Originally a collaboration between the Calgary Society of Independent Filmmakers (CSIF) and the Gay & Lesbian Community Services Association (later known as Calgary Outlink), the first Fairy Tales International Gay & Lesbian Film Festival was founded by Calgarian LGBT activists and CSIF volunteers and employees Trevor Alberts, Kelly Langgard, and Kevin Allen.

The first incarnation was held was held in June 1999 during Calgary Pride at the Garry Theatre (now the Ironwood Stage and Grill) in Inglewood. The two-day festival caused significant controversy, largely due to the inclusion of Sandi Somers' erotic lesbian film Gens de Phoque (1994). It was subject to a number of bomb threats and many festival-goers wore masks or paper bags to avoid being publicly outed by photojournalists waiting outside of the theatre.

Despite being a part of CSIF, the Fairy Tales Film Festival experienced financial difficulty for the first several years of production. Due to censorship associated with government funding and the homophobia from Albertan taxpayers experienced during The Fire I've Become festival, Fairy Tales chose to be entirely privately funded and volunteer-run.

===2004-2017===

In 2004, the film festival separated from the Calgary Society of Independent Filmmakers to become an independent non-profit known as the Fairy Tales Presentation Society. After separating, the organization expanded considerably, stretching the festival from three days to seven days and adding a series of panel discussions.

In 2009, the Fairy Tales Presentation Society developed the OUTReels Diversity Education Program. The program involves members of the organization presenting workshops, showing films, and facilitating discussion to inform the public about LGBT topics.

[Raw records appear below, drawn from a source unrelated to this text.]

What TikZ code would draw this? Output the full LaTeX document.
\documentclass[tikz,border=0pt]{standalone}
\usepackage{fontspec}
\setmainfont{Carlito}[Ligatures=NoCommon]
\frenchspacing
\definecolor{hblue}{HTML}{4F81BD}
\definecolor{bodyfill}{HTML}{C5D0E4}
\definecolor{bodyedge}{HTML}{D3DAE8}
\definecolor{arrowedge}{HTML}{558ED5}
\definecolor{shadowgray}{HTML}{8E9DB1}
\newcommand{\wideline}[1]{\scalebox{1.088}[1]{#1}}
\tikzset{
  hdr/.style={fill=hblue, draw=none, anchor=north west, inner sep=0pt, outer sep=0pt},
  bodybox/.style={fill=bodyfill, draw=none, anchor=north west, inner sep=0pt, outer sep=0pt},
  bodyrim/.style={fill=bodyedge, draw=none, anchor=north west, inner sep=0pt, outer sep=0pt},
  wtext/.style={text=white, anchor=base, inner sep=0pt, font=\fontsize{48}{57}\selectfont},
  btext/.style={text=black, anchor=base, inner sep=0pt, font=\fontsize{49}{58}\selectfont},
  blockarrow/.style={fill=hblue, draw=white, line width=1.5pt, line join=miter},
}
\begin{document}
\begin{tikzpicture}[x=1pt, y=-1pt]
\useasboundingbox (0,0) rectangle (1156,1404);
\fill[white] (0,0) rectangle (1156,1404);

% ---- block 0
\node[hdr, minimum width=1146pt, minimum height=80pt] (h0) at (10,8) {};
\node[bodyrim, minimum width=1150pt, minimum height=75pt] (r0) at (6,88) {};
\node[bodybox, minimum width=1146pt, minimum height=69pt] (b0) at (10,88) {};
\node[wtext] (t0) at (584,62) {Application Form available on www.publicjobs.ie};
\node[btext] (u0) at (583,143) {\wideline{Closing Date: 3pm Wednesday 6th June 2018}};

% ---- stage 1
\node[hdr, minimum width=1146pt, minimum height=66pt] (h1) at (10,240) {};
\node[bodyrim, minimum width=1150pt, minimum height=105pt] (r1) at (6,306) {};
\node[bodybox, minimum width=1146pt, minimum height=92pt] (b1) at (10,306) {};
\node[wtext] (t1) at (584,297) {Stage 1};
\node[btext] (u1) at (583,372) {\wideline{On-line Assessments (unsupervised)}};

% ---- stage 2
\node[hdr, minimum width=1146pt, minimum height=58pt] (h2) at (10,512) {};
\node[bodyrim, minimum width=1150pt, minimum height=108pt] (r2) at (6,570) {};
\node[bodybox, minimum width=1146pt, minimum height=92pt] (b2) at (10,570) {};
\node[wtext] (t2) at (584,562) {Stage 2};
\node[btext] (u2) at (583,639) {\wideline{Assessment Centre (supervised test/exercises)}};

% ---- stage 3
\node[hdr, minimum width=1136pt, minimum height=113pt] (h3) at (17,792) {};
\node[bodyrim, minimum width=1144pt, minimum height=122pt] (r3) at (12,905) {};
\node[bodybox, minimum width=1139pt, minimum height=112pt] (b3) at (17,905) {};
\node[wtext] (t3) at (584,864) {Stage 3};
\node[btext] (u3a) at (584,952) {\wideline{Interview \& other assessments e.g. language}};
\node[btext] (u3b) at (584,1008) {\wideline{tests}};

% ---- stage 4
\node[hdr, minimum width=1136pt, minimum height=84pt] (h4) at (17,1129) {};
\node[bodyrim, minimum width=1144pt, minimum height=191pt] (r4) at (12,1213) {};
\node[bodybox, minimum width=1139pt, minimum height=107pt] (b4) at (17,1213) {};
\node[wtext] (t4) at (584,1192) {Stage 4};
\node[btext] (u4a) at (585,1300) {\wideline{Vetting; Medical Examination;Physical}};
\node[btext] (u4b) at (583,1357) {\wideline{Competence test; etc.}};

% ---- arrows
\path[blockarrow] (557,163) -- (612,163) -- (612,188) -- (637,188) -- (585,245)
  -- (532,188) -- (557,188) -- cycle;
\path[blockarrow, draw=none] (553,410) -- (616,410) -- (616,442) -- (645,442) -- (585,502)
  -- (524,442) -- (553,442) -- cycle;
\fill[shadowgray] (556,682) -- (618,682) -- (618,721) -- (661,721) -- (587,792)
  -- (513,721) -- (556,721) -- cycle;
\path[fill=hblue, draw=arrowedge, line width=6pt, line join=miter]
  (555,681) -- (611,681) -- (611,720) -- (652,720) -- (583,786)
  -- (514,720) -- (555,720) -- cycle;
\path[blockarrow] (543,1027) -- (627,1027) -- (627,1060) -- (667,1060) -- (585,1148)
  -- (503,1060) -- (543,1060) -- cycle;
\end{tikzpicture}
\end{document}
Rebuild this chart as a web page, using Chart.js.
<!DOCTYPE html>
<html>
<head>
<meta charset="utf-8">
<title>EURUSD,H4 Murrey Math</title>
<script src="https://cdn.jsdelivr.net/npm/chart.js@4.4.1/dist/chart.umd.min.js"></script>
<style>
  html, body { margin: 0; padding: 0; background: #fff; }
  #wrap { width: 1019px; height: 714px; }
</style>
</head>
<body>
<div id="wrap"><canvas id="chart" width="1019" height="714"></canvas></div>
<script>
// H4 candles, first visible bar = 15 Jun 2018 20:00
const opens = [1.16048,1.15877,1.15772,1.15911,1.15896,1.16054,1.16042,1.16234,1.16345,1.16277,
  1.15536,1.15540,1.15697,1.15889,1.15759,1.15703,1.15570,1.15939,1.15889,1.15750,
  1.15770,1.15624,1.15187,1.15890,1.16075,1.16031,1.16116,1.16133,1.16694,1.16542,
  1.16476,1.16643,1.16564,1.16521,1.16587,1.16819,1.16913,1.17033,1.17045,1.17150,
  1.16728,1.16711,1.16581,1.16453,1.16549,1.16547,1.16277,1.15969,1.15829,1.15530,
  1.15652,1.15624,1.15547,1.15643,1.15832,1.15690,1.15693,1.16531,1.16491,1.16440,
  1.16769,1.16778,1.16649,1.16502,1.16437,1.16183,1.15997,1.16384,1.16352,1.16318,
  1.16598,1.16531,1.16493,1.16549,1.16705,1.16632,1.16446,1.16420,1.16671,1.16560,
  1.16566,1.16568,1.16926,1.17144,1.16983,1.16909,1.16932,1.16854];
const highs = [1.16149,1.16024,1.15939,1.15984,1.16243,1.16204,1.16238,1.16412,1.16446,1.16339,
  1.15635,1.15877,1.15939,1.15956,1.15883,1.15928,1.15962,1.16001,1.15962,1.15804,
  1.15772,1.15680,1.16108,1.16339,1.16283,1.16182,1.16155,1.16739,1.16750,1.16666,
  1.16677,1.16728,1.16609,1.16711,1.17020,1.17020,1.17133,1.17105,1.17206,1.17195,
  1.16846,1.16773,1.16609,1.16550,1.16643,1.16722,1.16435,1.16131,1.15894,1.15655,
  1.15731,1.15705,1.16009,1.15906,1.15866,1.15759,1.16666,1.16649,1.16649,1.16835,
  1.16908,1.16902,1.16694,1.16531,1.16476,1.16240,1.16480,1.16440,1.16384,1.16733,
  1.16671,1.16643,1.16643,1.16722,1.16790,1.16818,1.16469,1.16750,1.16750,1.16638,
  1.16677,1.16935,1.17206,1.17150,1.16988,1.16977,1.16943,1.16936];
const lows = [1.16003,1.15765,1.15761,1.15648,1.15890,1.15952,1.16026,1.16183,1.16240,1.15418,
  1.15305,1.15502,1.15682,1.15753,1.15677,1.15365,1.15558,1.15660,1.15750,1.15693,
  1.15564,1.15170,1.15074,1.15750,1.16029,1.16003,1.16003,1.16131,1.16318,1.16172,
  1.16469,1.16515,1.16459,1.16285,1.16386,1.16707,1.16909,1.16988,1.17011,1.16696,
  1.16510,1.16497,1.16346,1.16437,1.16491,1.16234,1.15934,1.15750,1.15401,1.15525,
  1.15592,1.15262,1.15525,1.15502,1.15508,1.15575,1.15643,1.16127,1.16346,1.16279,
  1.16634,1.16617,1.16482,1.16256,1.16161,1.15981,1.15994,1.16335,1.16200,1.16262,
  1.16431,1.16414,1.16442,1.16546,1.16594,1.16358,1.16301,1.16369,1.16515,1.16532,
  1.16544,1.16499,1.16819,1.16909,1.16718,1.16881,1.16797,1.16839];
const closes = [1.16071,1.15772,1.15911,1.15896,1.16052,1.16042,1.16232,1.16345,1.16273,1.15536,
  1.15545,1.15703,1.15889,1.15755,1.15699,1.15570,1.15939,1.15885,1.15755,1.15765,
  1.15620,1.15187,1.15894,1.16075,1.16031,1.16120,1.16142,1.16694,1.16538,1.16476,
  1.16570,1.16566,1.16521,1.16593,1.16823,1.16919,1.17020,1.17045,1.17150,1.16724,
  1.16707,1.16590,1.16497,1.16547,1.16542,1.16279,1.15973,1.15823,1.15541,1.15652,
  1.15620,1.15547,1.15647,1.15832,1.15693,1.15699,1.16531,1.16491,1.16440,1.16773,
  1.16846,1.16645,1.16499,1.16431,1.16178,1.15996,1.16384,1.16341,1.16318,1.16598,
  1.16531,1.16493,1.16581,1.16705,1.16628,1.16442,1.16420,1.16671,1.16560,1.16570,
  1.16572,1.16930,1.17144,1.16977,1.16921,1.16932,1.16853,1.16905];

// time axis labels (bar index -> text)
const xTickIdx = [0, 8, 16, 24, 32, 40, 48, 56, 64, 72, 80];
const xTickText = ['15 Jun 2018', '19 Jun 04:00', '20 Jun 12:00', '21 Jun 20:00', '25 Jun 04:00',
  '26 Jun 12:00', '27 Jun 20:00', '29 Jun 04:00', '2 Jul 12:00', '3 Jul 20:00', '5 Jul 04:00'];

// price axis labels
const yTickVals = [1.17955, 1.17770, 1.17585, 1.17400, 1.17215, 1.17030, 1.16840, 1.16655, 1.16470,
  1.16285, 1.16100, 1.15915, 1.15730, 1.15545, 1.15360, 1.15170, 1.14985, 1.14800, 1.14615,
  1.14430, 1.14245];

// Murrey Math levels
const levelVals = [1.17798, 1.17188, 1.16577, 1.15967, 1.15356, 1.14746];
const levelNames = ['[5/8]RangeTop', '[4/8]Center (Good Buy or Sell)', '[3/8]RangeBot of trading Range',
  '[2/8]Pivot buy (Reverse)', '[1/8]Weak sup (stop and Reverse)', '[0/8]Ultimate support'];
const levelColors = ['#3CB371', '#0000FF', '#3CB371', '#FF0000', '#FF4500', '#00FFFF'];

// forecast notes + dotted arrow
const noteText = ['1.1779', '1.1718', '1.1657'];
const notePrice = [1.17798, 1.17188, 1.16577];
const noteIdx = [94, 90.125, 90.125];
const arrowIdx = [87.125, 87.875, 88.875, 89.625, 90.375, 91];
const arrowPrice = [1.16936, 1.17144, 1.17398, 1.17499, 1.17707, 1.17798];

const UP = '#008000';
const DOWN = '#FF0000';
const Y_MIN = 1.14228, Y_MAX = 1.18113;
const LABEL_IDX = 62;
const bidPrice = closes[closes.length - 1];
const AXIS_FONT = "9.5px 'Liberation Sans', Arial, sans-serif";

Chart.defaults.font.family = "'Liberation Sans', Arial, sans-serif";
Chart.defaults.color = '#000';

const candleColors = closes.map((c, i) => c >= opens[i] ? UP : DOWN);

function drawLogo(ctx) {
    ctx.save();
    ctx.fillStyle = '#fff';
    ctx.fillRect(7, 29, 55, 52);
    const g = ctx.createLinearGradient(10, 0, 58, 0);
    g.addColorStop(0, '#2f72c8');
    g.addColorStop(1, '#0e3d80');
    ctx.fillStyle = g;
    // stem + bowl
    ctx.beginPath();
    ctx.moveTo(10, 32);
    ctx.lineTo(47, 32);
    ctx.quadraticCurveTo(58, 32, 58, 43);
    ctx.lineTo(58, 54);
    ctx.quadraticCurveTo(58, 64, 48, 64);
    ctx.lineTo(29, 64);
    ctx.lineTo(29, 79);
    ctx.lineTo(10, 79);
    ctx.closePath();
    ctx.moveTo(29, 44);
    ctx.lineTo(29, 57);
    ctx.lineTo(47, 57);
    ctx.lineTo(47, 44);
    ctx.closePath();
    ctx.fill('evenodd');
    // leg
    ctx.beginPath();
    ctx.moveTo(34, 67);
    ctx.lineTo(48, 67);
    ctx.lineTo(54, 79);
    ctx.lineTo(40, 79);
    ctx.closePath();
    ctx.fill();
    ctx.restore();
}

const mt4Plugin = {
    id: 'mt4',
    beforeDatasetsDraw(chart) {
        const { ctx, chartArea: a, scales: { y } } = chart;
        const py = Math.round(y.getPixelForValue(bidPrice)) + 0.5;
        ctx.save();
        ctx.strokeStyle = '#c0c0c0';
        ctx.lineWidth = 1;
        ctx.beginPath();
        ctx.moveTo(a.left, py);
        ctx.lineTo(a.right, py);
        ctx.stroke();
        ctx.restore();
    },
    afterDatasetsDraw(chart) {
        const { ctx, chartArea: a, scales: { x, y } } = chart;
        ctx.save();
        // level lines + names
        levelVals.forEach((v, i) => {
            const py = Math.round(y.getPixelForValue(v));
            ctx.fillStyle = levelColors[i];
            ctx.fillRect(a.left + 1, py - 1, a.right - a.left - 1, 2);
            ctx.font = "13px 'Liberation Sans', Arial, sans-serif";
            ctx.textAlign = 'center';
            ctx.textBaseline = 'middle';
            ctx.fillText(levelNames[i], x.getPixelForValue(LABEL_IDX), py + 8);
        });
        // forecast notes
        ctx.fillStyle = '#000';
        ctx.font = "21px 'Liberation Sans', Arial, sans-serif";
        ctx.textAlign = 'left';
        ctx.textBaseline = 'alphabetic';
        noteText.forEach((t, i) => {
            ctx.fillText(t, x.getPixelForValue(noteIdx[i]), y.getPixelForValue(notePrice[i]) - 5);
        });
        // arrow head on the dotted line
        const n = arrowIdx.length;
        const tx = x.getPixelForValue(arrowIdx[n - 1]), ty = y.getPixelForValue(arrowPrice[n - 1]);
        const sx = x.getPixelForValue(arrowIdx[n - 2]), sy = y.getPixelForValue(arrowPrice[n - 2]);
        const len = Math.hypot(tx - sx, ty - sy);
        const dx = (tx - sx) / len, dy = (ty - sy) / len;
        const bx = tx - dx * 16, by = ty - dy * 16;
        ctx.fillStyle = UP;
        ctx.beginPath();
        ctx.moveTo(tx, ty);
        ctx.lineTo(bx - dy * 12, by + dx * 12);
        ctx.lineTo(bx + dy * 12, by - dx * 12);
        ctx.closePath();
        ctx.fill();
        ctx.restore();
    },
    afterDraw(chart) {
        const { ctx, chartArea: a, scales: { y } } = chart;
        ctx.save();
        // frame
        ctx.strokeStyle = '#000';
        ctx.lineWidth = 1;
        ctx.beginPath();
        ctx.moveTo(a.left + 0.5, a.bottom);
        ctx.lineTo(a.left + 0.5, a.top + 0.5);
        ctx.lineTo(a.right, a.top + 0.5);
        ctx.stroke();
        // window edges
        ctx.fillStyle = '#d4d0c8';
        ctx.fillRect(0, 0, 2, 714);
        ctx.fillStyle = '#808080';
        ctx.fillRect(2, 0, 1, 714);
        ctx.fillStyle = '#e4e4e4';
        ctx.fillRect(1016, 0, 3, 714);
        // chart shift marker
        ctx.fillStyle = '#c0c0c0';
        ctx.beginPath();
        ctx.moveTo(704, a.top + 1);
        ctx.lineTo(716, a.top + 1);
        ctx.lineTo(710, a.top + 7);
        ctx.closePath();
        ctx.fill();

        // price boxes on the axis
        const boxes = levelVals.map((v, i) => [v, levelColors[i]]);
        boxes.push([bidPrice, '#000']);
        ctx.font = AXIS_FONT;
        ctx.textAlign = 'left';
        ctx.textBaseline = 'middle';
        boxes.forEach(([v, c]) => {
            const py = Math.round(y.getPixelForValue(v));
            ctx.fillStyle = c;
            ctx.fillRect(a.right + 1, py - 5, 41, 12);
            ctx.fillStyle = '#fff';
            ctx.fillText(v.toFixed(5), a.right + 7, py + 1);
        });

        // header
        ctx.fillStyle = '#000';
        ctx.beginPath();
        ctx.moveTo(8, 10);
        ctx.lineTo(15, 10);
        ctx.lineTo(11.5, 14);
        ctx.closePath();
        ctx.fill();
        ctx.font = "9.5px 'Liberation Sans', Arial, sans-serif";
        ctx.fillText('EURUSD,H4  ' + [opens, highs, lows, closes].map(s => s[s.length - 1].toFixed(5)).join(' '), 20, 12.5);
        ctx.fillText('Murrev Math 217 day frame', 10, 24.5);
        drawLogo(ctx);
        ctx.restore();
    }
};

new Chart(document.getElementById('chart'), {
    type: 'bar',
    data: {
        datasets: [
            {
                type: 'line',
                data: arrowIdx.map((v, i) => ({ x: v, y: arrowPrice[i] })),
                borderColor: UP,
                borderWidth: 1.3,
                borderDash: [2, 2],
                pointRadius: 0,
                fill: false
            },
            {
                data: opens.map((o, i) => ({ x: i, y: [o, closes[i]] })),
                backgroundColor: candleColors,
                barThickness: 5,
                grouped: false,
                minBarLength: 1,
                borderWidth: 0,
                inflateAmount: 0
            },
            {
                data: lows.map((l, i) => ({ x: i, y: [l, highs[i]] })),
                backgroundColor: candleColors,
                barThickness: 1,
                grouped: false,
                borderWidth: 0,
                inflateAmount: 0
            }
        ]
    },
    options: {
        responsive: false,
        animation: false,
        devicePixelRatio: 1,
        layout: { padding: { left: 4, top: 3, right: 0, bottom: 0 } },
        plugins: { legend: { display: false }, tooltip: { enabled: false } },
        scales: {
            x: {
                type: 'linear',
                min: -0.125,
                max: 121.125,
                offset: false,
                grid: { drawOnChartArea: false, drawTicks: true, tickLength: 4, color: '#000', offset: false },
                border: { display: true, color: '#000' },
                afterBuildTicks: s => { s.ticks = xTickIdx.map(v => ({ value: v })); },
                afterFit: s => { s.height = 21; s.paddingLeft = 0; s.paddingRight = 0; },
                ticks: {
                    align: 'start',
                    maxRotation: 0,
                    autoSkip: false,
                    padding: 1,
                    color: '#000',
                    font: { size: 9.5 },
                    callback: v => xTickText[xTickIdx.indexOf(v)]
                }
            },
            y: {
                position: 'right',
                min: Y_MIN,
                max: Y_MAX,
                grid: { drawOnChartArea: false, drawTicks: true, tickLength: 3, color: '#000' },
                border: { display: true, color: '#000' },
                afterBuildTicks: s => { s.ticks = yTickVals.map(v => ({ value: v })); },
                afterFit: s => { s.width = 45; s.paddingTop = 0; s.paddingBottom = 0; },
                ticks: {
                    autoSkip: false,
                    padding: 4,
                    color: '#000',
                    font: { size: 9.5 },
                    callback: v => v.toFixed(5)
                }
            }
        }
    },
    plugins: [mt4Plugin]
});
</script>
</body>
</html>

Part of the OUTReels Diversity Education Program included the introduction of the It Gets Better Project-inspired Youth Anti-Homophobia PSA Program in 2011. In 2013, this became the Youth Queer Mentorship Program. The course teaches youth aged 16–24 how to create films which are then presented at the film festival.

In 2017, the society attained The Coming Out Monologues, YYC. Founded in 2009 and based on Rodrigo Hernandez' 2007 show of the same name, the Monologues are a stage show in which performers write a piece of original work about their coming out story.

Additionally in 2017, the society held the first annual Ally Toolkit Conference.

The society was a registered Canadian charity from December 12, 2005, until July 31, 2018.

===2018-Present===

In 2018, in conjunction with the 20th anniversary of the film festival, the Fairy Tales Presentation Society rebranded as Calgary Queer Arts Society. While the society still houses the Fairy Tales Queer Film Festival, they moved their focus from only film to all queer arts in Calgary.

Along with the rebranding, the society produced a documentary for the 20th anniversary. The documentary, Outliers: Calgary's Queer History, followed the history of the queer community in Calgary from the arrest of George Klippert to modern day.